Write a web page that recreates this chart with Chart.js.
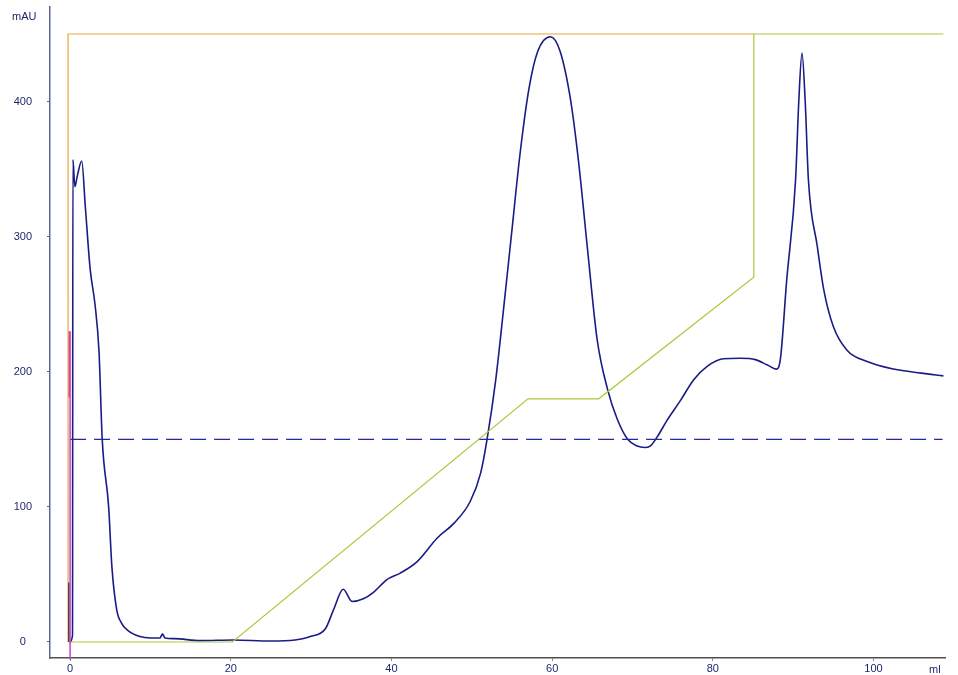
<!DOCTYPE html>
<html>
<head>
<meta charset="utf-8">
<script src="https://cdn.jsdelivr.net/npm/chart.js@4"></script>
<style>
  body { margin: 0; background: #fff; }
  #wrap { width: 958px; height: 675px; }
</style>
</head>
<body>
<div id="wrap"><canvas id="chrom" width="958" height="675"></canvas></div>
<script>
// UV trace (ml, mAU)
var uvMl = [0.0, 0.3, 0.35, 0.6, 0.9, 1.45, 1.9, 2.5, 3.1, 3.6, 4.0, 4.8, 5.2, 5.8, 6.4, 7.1, 8.7, 10, 11.2, 11.5, 11.8, 13, 16.2, 20.3, 24.9, 28, 29.9, 31.8, 32.8, 34, 35.1, 36.5, 37.8, 39.4, 41.1, 43.2, 45.7, 47.8, 49.8, 51.1, 51.9, 53, 54, 55, 56, 57.1, 58.2, 59.8, 61, 62.3, 63.3, 64.4, 65.6, 66.9, 68.1, 69.4, 70.6, 71.5, 72.2, 73.1, 74.3, 76, 77.6, 79.3, 81.3, 83.4, 85.3, 86.8, 87.9, 88.4, 89.2, 90.3, 90.7, 91.1, 91.5, 91.9, 93, 93.8, 95, 96.7, 99.2, 102.5, 105.9, 108.7]
var uvMau = [0, 5, 357, 337, 345, 356, 322, 276, 250, 215, 150, 100, 56, 24, 14, 9, 4, 3, 3, 6, 3, 2.5, 1, 1.5, 0.7, 1.5, 4, 10, 24, 39, 30, 32, 37, 46, 51, 59.5, 77, 88, 104, 125, 150, 195, 249, 305, 361, 409, 437, 448, 437, 401, 355, 291, 224, 187, 165, 150, 145, 144, 145, 152, 164, 179, 194, 204, 209.6, 210, 209, 205, 202, 209, 268, 342, 400, 436, 400, 342, 293, 261, 233.5, 216, 207.6, 202, 199, 197]

// gradient / concentration trace
var gradMl = [-0.2, 20.2, 57, 65.8, 85.1, 85.1, 108.7]
var gradVal = [0, 0, 180, 180, 270, 450, 450]

// system / pressure trace
var sysMl = [-0.25, -0.25, 85.1]
var sysVal = [0, 450, 450]

// level marker (dashed)
var levelMl = [0, 108.6]
var levelVal = [150, 150]

// injection marks
var injMl = [0, 0]
var injVal = [-13, 230]
var injRedMl = [-0.1, -0.1]
var injRedVal = [181, 230]
var injDarkMl = [-0.15, -0.15]
var injDarkVal = [0, 44]

var xTicks = [0, 20, 40, 60, 80, 100]
var yTicks = [0, 100, 200, 300, 400]

function pts(xs, ys) {
  return xs.map(function (x, i) { return { x: x, y: ys[i] } })
}

var labelsPlugin = {
  id: 'unitLabels',
  afterDraw: function (chart) {
    var ctx = chart.ctx
    ctx.save()
    ctx.font = '11px "Liberation Sans", Arial, sans-serif'
    ctx.fillStyle = '#1c1f6b'
    ctx.textBaseline = 'middle'
    ctx.textAlign = 'left'
    ctx.fillText('mAU', 12, 17)
    ctx.fillText('ml', 929, 670)
    ctx.restore()
  }
}

var ctx = document.getElementById('chrom')
var chart = new Chart(ctx, {
  type: 'line',
  data: {
    datasets: [
      { data: pts(injMl, injVal), borderColor: '#c93fd0', borderWidth: 1.5, clip: false },
      { data: pts(injRedMl, injRedVal), borderColor: '#e05050', borderWidth: 1.5 },
      { data: pts(injDarkMl, injDarkVal), borderColor: '#333333', borderWidth: 1.5 },
      { data: pts(sysMl, sysVal), borderColor: '#e8a640', borderWidth: 1.2 },
      { data: pts(gradMl, gradVal), borderColor: '#a9c93c', borderWidth: 1.2 },
      { data: pts(levelMl, levelVal), borderColor: '#1f2a9c', borderWidth: 1.3, borderDash: [16, 8] },
      { data: pts(uvMl, uvMau), borderColor: '#1b1b86', borderWidth: 1.6, cubicInterpolationMode: 'monotone' }
    ]
  },
  options: {
    responsive: false,
    animation: false,
    devicePixelRatio: 1,
    layout: { padding: { top: 7, right: 13, left: 0, bottom: 0 } },
    elements: {
      point: { radius: 0 },
      line: { tension: 0, fill: false }
    },
    plugins: { legend: { display: false }, tooltip: { enabled: false } },
    scales: {
      x: {
        type: 'linear',
        min: -2.5,
        max: 108.9,
        afterFit: function (s) { s.height = 17; s.paddingLeft = 0; s.paddingRight = 0 },
        afterBuildTicks: function (s) { s.ticks = xTicks.map(function (v) { return { value: v } }) },
        border: { color: '#505050', width: 1.5 },
        grid: { drawOnChartArea: false, tickLength: 3, color: '#8a8a8a' },
        ticks: {
          color: '#1c1f6b',
          padding: 1,
          maxRotation: 0,
          font: { size: 11, family: '"Liberation Sans", Arial, sans-serif' }
        }
      },
      y: {
        type: 'linear',
        min: -11.85,
        max: 470,
        afterFit: function (s) { s.width = 50; s.paddingTop = 0; s.paddingBottom = 0 },
        afterBuildTicks: function (s) { s.ticks = yTicks.map(function (v) { return { value: v } }) },
        border: { color: '#5c6496', width: 1.5 },
        grid: { drawOnChartArea: false, tickLength: 3, color: '#5c6496' },
        ticks: {
          color: '#1c1f6b',
          padding: 15,
          crossAlign: 'center',
          font: { size: 11, family: '"Liberation Sans", Arial, sans-serif' }
        }
      }
    }
  },
  plugins: [labelsPlugin]
})
</script>
</body>
</html>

━━━━━━━━

- _AIM OF THE EXERCISE_: Quote all the lines above exactly as given. Do not include the pictures.

- _EXERCISE RESPONSE_:
Write a web page that recreates this chart with Chart.js.
<!DOCTYPE html>
<html>
<head>
<meta charset="utf-8">
<script src="https://cdn.jsdelivr.net/npm/chart.js@4"></script>
<style>
  body { margin: 0; background: #fff; }
  #wrap { width: 958px; height: 675px; }
</style>
</head>
<body>
<div id="wrap"><canvas id="chrom" width="958" height="675"></canvas></div>
<script>
// UV trace (ml, mAU)
var uvMl = [0.0, 0.3, 0.35, 0.6, 0.9, 1.45, 1.9, 2.5, 3.1, 3.6, 4.0, 4.8, 5.2, 5.8, 6.4, 7.1, 8.7, 10, 11.2, 11.5, 11.8, 13, 16.2, 20.3, 24.9, 28, 29.9, 31.8, 32.8, 34, 35.1, 36.5, 37.8, 39.4, 41.1, 43.2, 45.7, 47.8, 49.8, 51.1, 51.9, 53, 54, 55, 56, 57.1, 58.2, 59.8, 61, 62.3, 63.3, 64.4, 65.6, 66.9, 68.1, 69.4, 70.6, 71.5, 72.2, 73.1, 74.3, 76, 77.6, 79.3, 81.3, 83.4, 85.3, 86.8, 87.9, 88.4, 89.2, 90.3, 90.7, 91.1, 91.5, 91.9, 93, 93.8, 95, 96.7, 99.2, 102.5, 105.9, 108.7]
var uvMau = [0, 5, 357, 337, 345, 356, 322, 276, 250, 215, 150, 100, 56, 24, 14, 9, 4, 3, 3, 6, 3, 2.5, 1, 1.5, 0.7, 1.5, 4, 10, 24, 39, 30, 32, 37, 46, 51, 59.5, 77, 88, 104, 125, 150, 195, 249, 305, 361, 409, 437, 448, 437, 401, 355, 291, 224, 187, 165, 150, 145, 144, 145, 152, 164, 179, 194, 204, 209.6, 210, 209, 205, 202, 209, 268, 342, 400, 436, 400, 342, 293, 261, 233.5, 216, 207.6, 202, 199, 197]

// gradient / concentration trace
var gradMl = [-0.2, 20.2, 57, 65.8, 85.1, 85.1, 108.7]
var gradVal = [0, 0, 180, 180, 270, 450, 450]

// system / pressure trace
var sysMl = [-0.25, -0.25, 85.1]
var sysVal = [0, 450, 450]

// level marker (dashed)
var levelMl = [0, 108.6]
var levelVal = [150, 150]

// injection marks
var injMl = [0, 0]
var injVal = [-13, 230]
var injRedMl = [-0.1, -0.1]
var injRedVal = [181, 230]
var injDarkMl = [-0.15, -0.15]
var injDarkVal = [0, 44]

var xTicks = [0, 20, 40, 60, 80, 100]
var yTicks = [0, 100, 200, 300, 400]

function pts(xs, ys) {
  return xs.map(function (x, i) { return { x: x, y: ys[i] } })
}

var labelsPlugin = {
  id: 'unitLabels',
  afterDraw: function (chart) {
    var ctx = chart.ctx
    ctx.save()
    ctx.font = '11px "Liberation Sans", Arial, sans-serif'
    ctx.fillStyle = '#1c1f6b'
    ctx.textBaseline = 'middle'
    ctx.textAlign = 'left'
    ctx.fillText('mAU', 12, 17)
    ctx.fillText('ml', 929, 670)
    ctx.restore()
  }
}

var ctx = document.getElementById('chrom')
var chart = new Chart(ctx, {
  type: 'line',
  data: {
    datasets: [
      { data: pts(injMl, injVal), borderColor: '#c93fd0', borderWidth: 1.5, clip: false },
      { data: pts(injRedMl, injRedVal), borderColor: '#e05050', borderWidth: 1.5 },
      { data: pts(injDarkMl, injDarkVal), borderColor: '#333333', borderWidth: 1.5 },
      { data: pts(sysMl, sysVal), borderColor: '#e8a640', borderWidth: 1.2 },
      { data: pts(gradMl, gradVal), borderColor: '#a9c93c', borderWidth: 1.2 },
      { data: pts(levelMl, levelVal), borderColor: '#1f2a9c', borderWidth: 1.3, borderDash: [16, 8] },
      { data: pts(uvMl, uvMau), borderColor: '#1b1b86', borderWidth: 1.6, cubicInterpolationMode: 'monotone' }
    ]
  },
  options: {
    responsive: false,
    animation: false,
    devicePixelRatio: 1,
    layout: { padding: { top: 7, right: 13, left: 0, bottom: 0 } },
    elements: {
      point: { radius: 0 },
      line: { tension: 0, fill: false }
    },
    plugins: { legend: { display: false }, tooltip: { enabled: false } },
    scales: {
      x: {
        type: 'linear',
        min: -2.5,
        max: 108.9,
        afterFit: function (s) { s.height = 17; s.paddingLeft = 0; s.paddingRight = 0 },
        afterBuildTicks: function (s) { s.ticks = xTicks.map(function (v) { return { value: v } }) },
        border: { color: '#505050', width: 1.5 },
        grid: { drawOnChartArea: false, tickLength: 3, color: '#8a8a8a' },
        ticks: {
          color: '#1c1f6b',
          padding: 1,
          maxRotation: 0,
          font: { size: 11, family: '"Liberation Sans", Arial, sans-serif' }
        }
      },
      y: {
        type: 'linear',
        min: -11.85,
        max: 470,
        afterFit: function (s) { s.width = 50; s.paddingTop = 0; s.paddingBottom = 0 },
        afterBuildTicks: function (s) { s.ticks = yTicks.map(function (v) { return { value: v } }) },
        border: { color: '#5c6496', width: 1.5 },
        grid: { drawOnChartArea: false, tickLength: 3, color: '#5c6496' },
        ticks: {
          color: '#1c1f6b',
          padding: 15,
          crossAlign: 'center',
          font: { size: 11, family: '"Liberation Sans", Arial, sans-serif' }
        }
      }
    }
  },
  plugins: [labelsPlugin]
})
</script>
</body>
</html>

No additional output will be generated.